なぜケータイ小説がダメになってしまったのか
井之上:これからメルマガを含めた活動で、具体的なご予定とかはありますか。
やまもと:まだ具体的に言えませんね。メルマガが面白いので『やまもと全書』みたいな感じで本にしてもらえませんか、みたいな話があったりします。ただ、僕としては、とにかく最低2年は続けてみないと分からないと思っているんです。だから、ちょっと長い時間お待たせてしてしまうかもしれないので、何かあればこちらからご連絡しますという形で返している。そういう打診が来るのも、メルマガが注目されればこそだと思うんですよね。
同じようなことはcakesさんにも言いました。メルマガと違う形で有料配信をする以上、同じことをやってもしょうがないので、インシデント系じゃない形ということをご相談して、小説を寄稿することにしたわけです。僕自身、意外に知られていないことかもしれないんですけど、文芸が大好きなんです。だから、ずっと書いてきたし、これからも書きたかったんですよ。ただ、ブログで文芸、というと変だなあと思っていたので、いい機会をいただいたと思っています。もう恥ずかしくて出せませんが、ケータイ小説時代にもいくつか作品を書いていたんですよね(笑)。反響はさっぱりでしたが。
井之上:ケータイ小説も書いていたんですね(笑)。それにしても、ケータイ小説は素晴らしいビジネスモデルだと考えていて、夜間飛行も参考にしているところが多いんです。どうして突然ダメになってしまったのだと思いますか。
やまもと:ケータイ小説のブームが途中で潰えてしまったのは、ケータイ小説界がバブルになって品質の低いものがたくさん溢れてしまったので、読み手の女の子たちが急激に飽きちゃったんだと思います。売れるための「定番」というものがあって、それを踏まえていれば売れるんですが、それがあっという間に消費されてしまった。レイプとか、彼氏の死とか、妊娠とかね。新しい定番も作りつつ、それ相応の品質を維持しながらコンパクトな業界を保っていれば、10年でも15年でも続いたと思うんですけど。
結局、今ウェブで起きていることというのは、そこからの変化なんですよ。「玉石混交でもとにかく情報が大量にあることがいいんだ」という価値観から、「きちんとピックアップされたものが読みやすく提示されていることがいいんだ」とだんだん変わってきた。
井之上:その変化はもうかなり進んでいるのでしょうか。
やまもと:ええ、それはもう完全に変わりきったと思っています。「チョイスされた情報の中からラベリングされたものを読みにいく」というのがルーチン化されていっている。僕のブログがどうして読まれているのかを丁寧に検証しようと思ったことが何回かあって、結局途中で挫折しているんですけれども、「僕の目からはこの事象はどう見えているかを知りたい人が読んでいる」というのが仮説として得られたんですよ。
そのうちのひとつが、炎上を解説する罵倒芸であったりする。
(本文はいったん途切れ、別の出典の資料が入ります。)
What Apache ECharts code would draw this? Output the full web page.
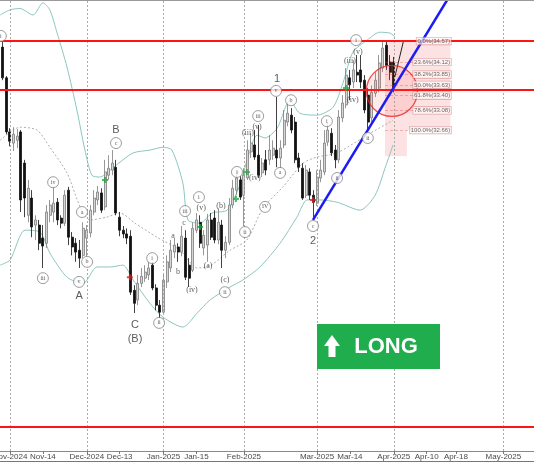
<!DOCTYPE html>
<html><head><meta charset="utf-8">
<script src="https://cdn.jsdelivr.net/npm/echarts@6/dist/echarts.min.js"></script>
<style>html,body{margin:0;padding:0;background:#fff}#c{width:534px;height:462px}</style>
</head><body><div id="c"></div>
<script>
// trading-day index of the first candle (0 = 1 Nov 2024)
const firstIndex = -2;
const opens = [34.44,33.78,32.62,32.38,32.44,32.62,31.95,30.83,31.20,30.62,30.62,30.34,30.23,30.83,30.90,31.11,30.77,30.66,31.37,30.36,30.23,30.08,29.97,30.34,30.45,30.90,31.16,31.31,31.01,31.69,31.80,31.86,30.79,30.51,30.43,30.38,29.22,29.01,29.37,29.48,29.55,29.76,29.27,28.90,28.75,29.40,29.70,30.04,30.15,30.04,30.34,29.76,29.65,30.51,30.68,30.13,30.19,30.73,30.77,30.30,30.62,30.08,30.25,31.05,31.37,31.59,31.26,31.63,32.19,32.34,32.12,31.74,32.02,32.02,32.12,32.23,32.06,32.34,32.83,32.98,32.83,32.06,31.84,31.26,31.76,31.26,31.09,31.63,31.76,32.40,32.59,32.23,32.02,32.92,33.20,33.78,33.69,33.90,33.95,33.73,33.41,32.92,33.45,33.56,33.99,34.48,34.12,34.12];
const closes = [33.78,32.62,32.42,32.57,32.53,31.16,31.20,31.41,30.58,30.73,30.23,30.17,30.90,31.05,31.09,30.73,30.66,31.26,30.36,30.15,30.04,29.91,30.55,30.51,30.94,31.20,31.33,30.94,31.76,31.84,31.95,30.88,30.51,30.43,30.34,29.18,28.94,29.37,29.52,29.61,29.70,29.27,28.90,28.75,29.44,29.83,30.08,30.19,30.04,30.38,29.50,29.48,30.55,30.73,30.23,30.40,30.73,30.36,30.30,30.68,30.08,30.25,31.05,31.41,31.63,31.22,31.69,32.23,32.38,32.08,31.69,31.95,31.80,32.23,32.27,32.06,32.27,32.87,33.02,32.66,32.02,31.86,31.20,31.80,31.26,31.11,31.65,31.80,32.38,32.66,32.17,32.02,32.94,33.24,33.84,33.63,33.95,33.84,33.69,33.09,32.83,33.47,33.73,34.10,34.42,34.05,33.90,33.56];
const lows = [33.73,32.57,32.31,32.21,32.27,30.90,30.79,30.68,30.36,30.30,30.08,29.70,30.13,30.68,30.68,30.62,30.55,30.60,30.19,29.97,29.83,29.70,29.91,29.95,30.36,30.83,31.05,30.88,30.94,31.59,31.69,30.83,30.38,30.34,30.21,29.12,28.73,28.90,29.29,29.40,29.44,29.22,28.79,28.62,28.69,29.27,29.61,29.91,29.83,29.95,29.44,29.29,29.61,30.45,30.13,29.97,29.83,30.30,30.23,30.21,29.70,29.91,30.19,30.98,31.26,31.16,30.60,31.59,32.06,32.02,31.63,31.65,31.69,31.91,32.02,31.86,31.84,32.27,32.74,32.59,31.95,31.76,31.16,31.20,31.16,30.77,31.03,31.54,31.69,32.32,32.10,31.84,31.95,32.83,33.13,33.30,33.56,33.69,33.56,33.02,32.66,32.79,33.37,33.47,33.90,33.95,33.73,33.47];
const highs = [34.55,33.82,32.70,32.72,32.68,32.66,32.02,31.59,31.37,30.83,30.73,30.62,31.05,31.16,31.44,31.20,30.83,31.37,31.44,30.47,30.34,30.30,30.68,30.62,31.05,31.37,31.46,31.41,32.02,32.12,32.23,32.02,30.90,30.60,30.55,30.51,29.33,29.55,29.70,29.76,29.83,29.83,29.35,29.01,29.55,29.97,30.30,30.34,30.23,30.60,30.51,29.91,30.68,30.88,30.83,30.51,30.86,30.88,30.94,30.98,30.73,30.38,31.20,31.59,31.80,31.67,31.84,32.44,32.59,32.66,32.77,32.06,32.23,32.55,32.44,33.37,32.44,33.09,33.24,33.13,32.94,32.17,31.95,31.91,31.84,31.37,31.80,32.02,32.66,32.83,32.70,32.34,33.09,33.41,33.99,33.95,34.16,34.27,34.27,33.84,33.56,33.62,33.90,34.27,34.59,34.57,34.27,34.23];

const upperBand = [[-2.7,35.13],[0,35.24],[2.7,35.27],[6.3,35.13],[9.0,35.39],[10.9,35.24],[12.9,34.74],[15.6,34.01],[18.3,33.09],[20.5,32.23],[22.4,31.69],[24.6,31.65],[27.4,31.80],[30.1,31.97],[33.7,32.17],[38.3,32.23],[41.9,32.29],[44.3,32.23],[47.3,31.52],[48.7,30.73],[52.0,30.66],[55.3,30.88],[59.4,30.94],[62.9,31.48],[65.1,32.08],[67.6,32.55],[69.8,32.49],[73.1,32.70],[76.6,33.30],[79.3,33.02],[84.0,32.98],[88.4,33.15],[91.1,33.67],[93.8,34.33],[97.7,34.59],[101.2,34.76],[104.0,34.74],[105.3,34.66]];
const middleBand = [[-2.7,32.44],[2.7,32.72],[7.4,32.66],[10.9,32.29],[15.6,31.74],[19.2,31.01],[21.9,30.73],[26.5,30.79],[30.1,30.88],[34.2,30.66],[40.2,30.36],[46.5,30.08],[51.2,29.70],[54.7,29.74],[60.2,30.08],[64.8,30.30],[69.2,30.98],[74.7,31.44],[80.2,31.95],[84.0,32.08],[89.5,32.17],[98.5,32.59],[104.8,32.87]];
const lowerBand = [[-2.7,29.76],[0,29.87],[4.1,30.51],[8.2,30.47],[10.9,30.02],[15.6,29.50],[20.0,29.37],[23.8,29.72],[27.4,29.72],[30.9,29.76],[33.7,29.44],[38.3,28.94],[41.9,28.64],[47.3,28.43],[51.2,28.73],[54.7,29.01],[60.2,29.29],[63.7,29.44],[68.4,29.72],[73.9,30.23],[78.5,30.79],[81.3,31.16],[84.8,31.16],[89.5,31.11],[95.8,30.94],[99.9,31.26],[102.6,31.84],[104.8,32.34]];

const tickPositions = [0,9,21,30,42,51,64,84,93,105,114,122,135,142];
const tickLabels = ['Nov-2024','Nov-14','Dec-2024','Dec-13','Jan-2025','Jan-15','Feb-2025','Mar-2025','Mar-14','Apr-2025','Apr-10','Apr-18','May-2025','May-08'];
const monthStarts = [0,21,42,64,84,105,135];

const redLevels = [34.57,33.52,26.29];
const fibLevels = [34.57,34.12,33.85,33.63,33.40,33.08,32.66];
const fibLabels = ['0.0%(34.57)','23.6%(34.12)','38.2%(33.85)','50.0%(33.63)','61.8%(33.40)','78.6%(33.08)','100.0%(32.66)'];
const fibBox = [[102.6,34.57],[120.5,32.66]];
const fibTail = [[102.6,32.66],[108.6,32.10]];
const fibLineEnd = 118.0;
const fibLabelAnchor = 120.7;
const trendLine = [[82.9,30.73],[119.6,35.45]];
const arrowLine = [[105.3,33.80],[107.6,34.55]];
const zoneCircle = [104.5,33.50];

const circledLabels = [[-2.5,34.68,'i'],[11.8,31.54,'iv'],[9.0,29.48,'iii'],[19.7,30.90,'a'],[18.9,29.40,'v'],[21.1,29.83,'b'],[29.0,32.38,'c'],[38.9,29.91,'i'],[40.8,28.52,'ii'],[47.9,30.92,'iii'],[51.7,31.22,'i'],[58.8,29.18,'ii'],[62.1,31.76,'i'],[64.3,30.47,'ii'],[67.9,32.96,'iii'],[69.8,31.01,'IV'],[72.8,33.50,'v'],[76.9,33.30,'b'],[73.9,31.74,'a'],[82.9,30.60,'c'],[86.7,32.85,'i'],[89.5,31.63,'ii'],[94.7,34.59,'i'],[97.9,32.49,'ii']];
const parenLabels = [[65.1,32.59,'(iii)'],[67.6,32.72,'(v)'],[67.0,31.63,'(iv)'],[52.3,30.98,'(v)'],[57.7,31.03,'(b)'],[54.2,29.74,'(a)'],[58.8,29.44,'(c)'],[49.8,29.22,'(iv)'],[93.0,34.14,'(iii)'],[95.2,34.33,'(v)'],[93.8,33.30,'(iv)']];
const waveLetters = [[18.9,29.09,'A'],[29.0,32.66,'B'],[34.2,28.47,'C'],[34.2,28.17,'(B)'],[73.1,33.75,'1'],[82.9,30.28,'2']];
const smallLetters = [[44.6,30.38,'a'],[46.0,29.61,'b'],[47.6,30.66,'c']];
const greenCrosses = [[26.0,31.59],[52.0,30.58],[61.8,31.18],[64.8,31.76],[91.9,33.56]];
const redCrosses = [[32.8,29.50],[82.9,31.16]];

const candles = opens.map((o,k)=>[firstIndex+k, o, closes[k], lows[k], highs[k]]);
const crossPath = 'path://M2,0H4V2H6V4H4V6H2V4H0V2H2Z';
const serif = '"Liberation Serif","DejaVu Serif",serif';
const sans = '"Liberation Sans",Arial,sans-serif';

const chart = echarts.init(document.getElementById('c'), null, {renderer:'canvas'});
chart.setOption({
  animation:false,
  backgroundColor:'#fff',
  grid:{left:0,right:0,top:1,bottom:11,containLabel:false,outerBoundsMode:'none'},
  xAxis:{type:'value',min:-2.736,max:143.37,
    axisLine:{show:true,lineStyle:{color:'#8a8a8a',width:1}},
    axisTick:{show:true,length:3,customValues:tickPositions,lineStyle:{color:'#777'}},
    axisLabel:{show:true,customValues:tickPositions,fontSize:8,color:'#4a4a4a',margin:2,fontFamily:sans,hideOverlap:false,
      formatter:v=>{const k=tickPositions.indexOf(Math.round(v));return k>=0?tickLabels[k]:'';}},
    splitLine:{show:false}},
  yAxis:{type:'value',min:25.77,max:35.43,show:false,splitLine:{show:false}},
  graphic:[
    {type:'line',shape:{x1:0,y1:0.5,x2:534,y2:0.5},style:{stroke:'#9a9a9a',lineWidth:1},z:100},
    {type:'line',shape:{x1:0,y1:461.5,x2:534,y2:461.5},style:{stroke:'#777',lineWidth:1},z:100},
    {type:'rect',shape:{x:317,y:324,width:123,height:45},style:{fill:'#20ad4e'},z:100},
    {type:'polygon',shape:{points:[[332,335],[340,346],[335.5,346],[335.5,357],[328.5,357],[328.5,346],[324,346]]},style:{fill:'#fff'},z:101},
    {type:'text',x:386,y:347,style:{text:'LONG',fill:'#fff',font:'bold 22px "Liberation Sans", Arial, sans-serif',align:'center',verticalAlign:'middle'},z:101}
  ],
  series:[
    {type:'line',name:'grid',data:[],z:0,silent:true,
      markLine:{silent:true,symbol:'none',label:{show:false},lineStyle:{color:'#aaaaaa',type:[2,2],width:1},
        data:monthStarts.map(v=>({xAxis:v}))},
      markArea:{silent:true,itemStyle:{color:'rgba(240,110,110,0.2)'},
        data:[[{coord:fibBox[0]},{coord:fibBox[1]}],[{coord:fibTail[0]},{coord:fibTail[1]}]]}},
    {type:'line',name:'fibLines',data:[],z:1,silent:true,
      markLine:{silent:true,symbol:'none',label:{show:false},lineStyle:{color:'rgba(220,70,70,0.45)',type:[3,2],width:0.8},
        data:fibLevels.slice(1).map(v=>[{coord:[fibBox[0][0],v]},{coord:[fibLineEnd,v]}])}},
    {type:'line',name:'upper',data:upperBand,showSymbol:false,smooth:0.25,z:2,lineStyle:{color:'#8cc6c0',width:1}},
    {type:'line',name:'middle',data:middleBand,showSymbol:false,smooth:0.25,z:2,lineStyle:{color:'#999',width:0.8,type:[2,2]}},
    {type:'line',name:'lower',data:lowerBand,showSymbol:false,smooth:0.25,z:2,lineStyle:{color:'#8cc6c0',width:1}},
    {type:'candlestick',name:'price',data:candles,encode:{x:0,y:[1,2,3,4]},barWidth:2.5,z:3,
      itemStyle:{color:'#d6d6d6',color0:'#111',borderColor:'#7c7c7c',borderColor0:'#111',borderWidth:0.8}},
    {type:'line',name:'levels',data:[],z:5,silent:true,
      markLine:{silent:true,symbol:'none',label:{show:false},lineStyle:{color:'#ff1414',type:'solid',width:2},
        data:redLevels.map(v=>({yAxis:v}))}},
    {type:'scatter',name:'zone',data:[zoneCircle],symbolSize:51,z:6,silent:true,
      itemStyle:{color:'rgba(255,70,70,0.14)',borderColor:'#ee2020',borderWidth:1.3}},
    {type:'line',name:'trend',data:trendLine,showSymbol:false,z:7,lineStyle:{color:'#1c1cf2',width:2.5}},
    {type:'line',name:'arrow',data:[],z:7,silent:true,
      markLine:{silent:true,symbol:['none','triangle'],symbolSize:[0,7],label:{show:false},
        lineStyle:{color:'#222',type:'solid',width:1},itemStyle:{color:'#222'},
        data:[[{coord:arrowLine[0]},{coord:arrowLine[1]}]]}},
    {type:'scatter',name:'fibText',data:fibLevels.map((v,k)=>[fibLabelAnchor,v,fibLabels[k]]),symbolSize:0,z:8,
      label:{show:true,position:'left',distance:0,formatter:p=>p.data[2],fontSize:6,color:'#444',fontFamily:sans,
        backgroundColor:'rgba(255,250,250,0.85)',borderColor:'rgba(200,90,90,0.6)',borderWidth:0.6,padding:[1,1,0,1]}},
    {type:'scatter',name:'circled',data:circledLabels,symbol:'circle',symbolSize:11,z:9,
      itemStyle:{color:'#fff',borderColor:'#666',borderWidth:0.8},
      label:{show:true,position:'inside',formatter:p=>p.data[2],fontSize:6,color:'#333',fontFamily:serif}},
    {type:'scatter',name:'paren',data:parenLabels,symbolSize:0,z:9,
      label:{show:true,position:'inside',formatter:p=>p.data[2],fontSize:8,color:'#333',fontFamily:serif}},
    {type:'scatter',name:'letters',data:waveLetters,symbolSize:0,z:9,
      label:{show:true,position:'inside',formatter:p=>p.data[2],fontSize:11,color:'#333',fontFamily:sans}},
    {type:'scatter',name:'small',data:smallLetters,symbolSize:0,z:9,
      label:{show:true,position:'inside',formatter:p=>p.data[2],fontSize:8,color:'#333',fontFamily:serif}},
    {type:'scatter',name:'green',data:greenCrosses,symbol:crossPath,symbolSize:6,z:9,itemStyle:{color:'#22a83a'}},
    {type:'scatter',name:'red',data:redCrosses,symbol:crossPath,symbolSize:6,z:9,itemStyle:{color:'#e01e1e'}}
  ]
});
</script></body></html>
みんな簡単に書けると思っているかもしれませんが、ノリでは書けないんですよ。きちんと炎上をきちんとリアルタイムで「見て」いないと、コンテクストが表現できない。結構、神経質に作らないといけなかったりするんですよね。いろいろ調べたりしなくてはいけないので、あれはあれで時間がかかっているんですよ。
結局、僕の文章はそういうひとつひとつのコンテンツに対して解釈し、「意味」を持たせるものなんですよ。もっと言えば、読み手の方は、世の中にたくさんあるコンテンツの「意味」を知りたいんだと思うんです。
今起きている事象を、どう受け止めたら、より快適で前向きに暮らしていけるのか、みたいなところを重点的に考えて編集すると、あのブログみたいな感じになる。まあ、ちょっと先鋭化はしているんですけど。
僕は僕で、こういうブログの書き方に行き詰まりを感じるところもあるんです。今のような罵倒芸を続けていれば、毎日20万PVは稼げるとしても、それが僕の本来書きたいことかといえば、当然そうではないわけです。外交や安全保障、仕事や投資に関すること、それからインターネット業界に関すること。そういうことについて、時間をかけて調べたいし、本当に書きたいのです。ただ、そういうネタで一定数の読者を獲得できているのかと言われるとできていないのが、残念ながら現実です。